Member of the KwaZulu-Natal Provincial Legislature
- In office 1996 – 6 May 2014

Speaker of the KwaZulu-Natal Provincial Legislature
- In office 1998–2004
- Succeeded by: Willies Mchunu

Personal details
- Born: 15 May 1955 (age 70)
- Party: Inkatha Freedom Party
- Alma mater: University of Zululand

= Bonga Mdletshe =

South African politician and traditional leader

Bonga Nkanyiso Mdletshe (born 15 May 1955 - died 2024) was a South African politician and traditional leader who represented the Inkatha Freedom Party (IFP) in the KwaZulu-Natal Legislature from 1996 to 2014. During this period, he served as Speaker in the legislature from 1998 to 2004. A lawyer by training, he entered politics during apartheid as a member of the government of the former bantustan of KwaZulu.

== Early life and career ==
Mdletshe was born on 15 May 1955 and matriculated in 1975 at King Bhekuzulu College in Natal province.
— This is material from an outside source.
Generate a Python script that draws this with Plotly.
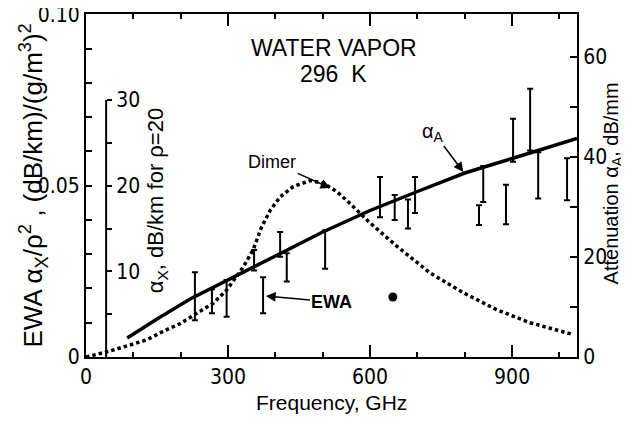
import plotly.graph_objs as go

# solid curve: attenuation alpha_A, dB/mm (right axis)
freq_aA = [87, 150, 220, 300, 400, 500, 600, 700, 800, 900, 1037]
atten_aA = [3.8, 7.6, 11.6, 15.5, 20.2, 25.0, 29.3, 33.1, 36.8, 39.7, 43.7]

# dotted curve: dimer, alpha_x in dB/km for rho=20
freq_dimer = [0, 44, 93, 128, 163, 199, 234, 269, 297, 332, 353, 371, 389, 410, 438,
              473, 501, 530, 558, 579, 597, 657, 727, 797, 868, 938, 1030]
ax_dimer = [0, 0.6, 1.4, 2.0, 3.0, 3.9, 5.1, 6.3, 7.8, 10.5, 12.5, 15.2, 17.1, 18.7, 19.9,
            20.6, 20.3, 19.3, 17.9, 16.8, 15.8, 12.9, 9.8, 7.5, 5.5, 4.0, 2.6]

# EWA error bars, alpha_x in dB/km for rho=20
freq_ewa = [230, 266, 297, 355, 374, 410, 424, 505, 621, 652, 680, 695, 830, 839, 887, 902, 938, 955, 1016]
ewa_lo = [4.3, 5.1, 4.7, 10.1, 5.1, 11.7, 8.8, 10.3, 16.3, 16.0, 15.0, 16.8, 15.4, 18.1, 15.5, 22.8, 24.1, 18.5, 18.3]
ewa_hi = [9.9, 7.9, 9.0, 12.5, 9.3, 14.6, 12.1, 14.8, 21.0, 18.9, 18.4, 21.0, 17.7, 22.3, 20.1, 27.8, 31.3, 23.9, 23.2]

# single point
freq_dot = [648]
ax_dot = [7.0]

rho_sq = 20 ** 2  # alpha_x = EWA * rho^2

tick_font = dict(family='Liberation Sans Narrow, DejaVu Sans Condensed, Roboto Condensed, Liberation Sans, sans-serif',
                 size=21, color='black')
text_font = 'Liberation Sans, Arial, sans-serif'

ewa_mid = [(lo + hi) / 2 / rho_sq for lo, hi in zip(ewa_lo, ewa_hi)]
ewa_half = [(hi - lo) / 2 / rho_sq for lo, hi in zip(ewa_lo, ewa_hi)]

fig = go.Figure()

fig.add_trace(go.Scatter(x=freq_dimer, y=[v / rho_sq for v in ax_dimer], mode='lines',
                         line=dict(color='black', width=3.5, dash='3.5px,3px')))
fig.add_trace(go.Scatter(x=freq_ewa, y=ewa_mid, mode='markers',
                         marker=dict(size=1, opacity=0),
                         error_y=dict(type='data', array=ewa_half, visible=True,
                                      color='black', thickness=2, width=3)))
fig.add_trace(go.Scatter(x=freq_dot, y=[v / rho_sq for v in ax_dot], mode='markers',
                         marker=dict(color='black', size=9)))
fig.add_trace(go.Scatter(x=freq_aA, y=atten_aA, yaxis='y2', mode='lines',
                         line=dict(color='black', width=3.5)))

ann = lambda **kw: dict(showarrow=False, xanchor='center', yanchor='middle', **kw)
arrow = dict(showarrow=True, arrowhead=2, arrowsize=1.3, arrowwidth=1.5, arrowcolor='black')

# page body has an 8px margin, so the figure is drawn 8px smaller
fig.update_layout(
    width=621, height=414,
    margin=dict(l=78, r=52, t=6, b=65, autoexpand=False),
    paper_bgcolor='white', plot_bgcolor='white',
    showlegend=False,
    xaxis=dict(range=[0, 1037], showline=True, linecolor='black', linewidth=2, mirror='ticks',
               ticks='inside', dtick=300, tick0=0, ticklen=12, tickwidth=1.5, tickcolor='black',
               minor=dict(dtick=100, ticks='inside', ticklen=5, tickwidth=1.5, tickcolor='black'),
               showgrid=False, zeroline=False, tickfont=tick_font, automargin=False),
    yaxis=dict(range=[0, 0.1001], showline=True, linecolor='black', linewidth=2,
               ticks='inside', dtick=0.05, tick0=0, tickformat='.2f', labelalias={'0.00': '0'},
               ticklen=6, tickwidth=1.5, tickcolor='black', ticklabeloverflow='allow',
               minor=dict(dtick=0.01, ticks='inside', ticklen=6, tickwidth=1.5, tickcolor='black'),
               showgrid=False, zeroline=False, tickfont=tick_font, automargin=False),
    yaxis2=dict(range=[0, 68.6], overlaying='y', side='right', showline=True, linecolor='black',
                linewidth=2, ticks='inside', dtick=20, tick0=0, ticklen=7, tickwidth=1.5,
                tickcolor='black',
                minor=dict(dtick=10, ticks='inside', ticklen=7, tickwidth=1.5, tickcolor='black'),
                showgrid=False, zeroline=False, tickfont=tick_font, automargin=False),
    yaxis3=dict(range=[0, 0.1001 * rho_sq], overlaying='y', anchor='free', position=0.041, side='right',
                showline=False, ticks='outside', tickvals=[5, 10, 15, 20, 25, 30],
                ticktext=['', '10', '', '20', '', '30'], ticklen=5, tickwidth=1.5, tickcolor='black',
                showgrid=False, zeroline=False, tickfont=tick_font, automargin=False),
    shapes=[dict(type='line', xref='paper', yref='y3', x0=0.041, x1=0.041, y0=0, y1=30,
                 line=dict(color='black', width=2))],
    annotations=[
        ann(text='EWA α<sub>X</sub>/ρ<sup>2</sup> , (dB/km)/(g/m<sup>3</sup>)<sup>2</sup>',
            xref='paper', yref='paper', x=-0.108, y=0.5, textangle=-90,
            font=dict(family=text_font, size=26, color='black')),
        ann(text='α<sub>X</sub>, dB/km for ρ=20', xref='paper', yref='paper', x=0.145, y=0.455,
            textangle=-90, font=dict(family=text_font, size=22, color='black')),
        ann(text='Attenuation α<sub>A</sub>, dB/mm', xref='paper', yref='paper', x=1.072, y=0.507,
            textangle=-90, font=dict(family=text_font, size=20, color='black')),
        ann(text='Frequency, GHz', xref='paper', yref='paper', x=0.499, y=-0.134,
            font=dict(family=text_font, size=21, color='black')),
        ann(text='WATER VAPOR', xref='x', yref='y2', x=524, y=61.8,
            font=dict(family=text_font, size=23, color='black')),
        ann(text='296  K', xref='x', yref='y2', x=522, y=56.6,
            font=dict(family=text_font, size=23, color='black')),
        dict(text='Dimer', xref='x', yref='y2', x=516, y=33.8, ax=-58, ay=-26,
             font=dict(family=text_font, size=18, color='black'), **arrow),
        dict(text='α<sub>A</sub>', xref='x', yref='y2', x=797, y=37, ax=-30, ay=-40,
             font=dict(family=text_font, size=20, color='black'), **arrow),
        dict(text='<b>EWA</b>', xref='x', yref='y2', x=380, y=12.2, ax=66, ay=6,
             font=dict(family=text_font, size=18, color='black'), **arrow),
    ],
)

fig.write_html("out.html")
He worked as a clerk in the offices of the Hlabisa magistrate from 1976 to 1986. In 1987, he took up office as Inkosi of the Mdletshe tribe in Hlabisa, a lifetime appointment. In this capacity he represented Hlabisa in the KwaZulu Legislative Assembly in 1992, and he also served as Deputy Minister of Justice and Correctional Services in the KwaZulu government from 1992 until the government was dissolved upon the end of apartheid in 1994. He earned his BJuris degree from the University of Zululand in 1996.

== Provincial legislature ==
Mdletshe joined the KwaZulu-Natal Legislature in 1996, representing the IFP. From 1998 until 2004, he served as Speaker in the legislature. He continued to serve as an ordinary Member of the Provincial Legislature thereafter and was re-elected to his final term in the legislature in the 2009 general election, ranked seventh on the IFP's provincial party list. During the legislative term that followed, he served as the IFP's provincial shadow minister for cooperative governance. In the next general election in 2014, he was ranked 14th on the IFP's party list and did not gain election to one of the nine seats won by the party in the election.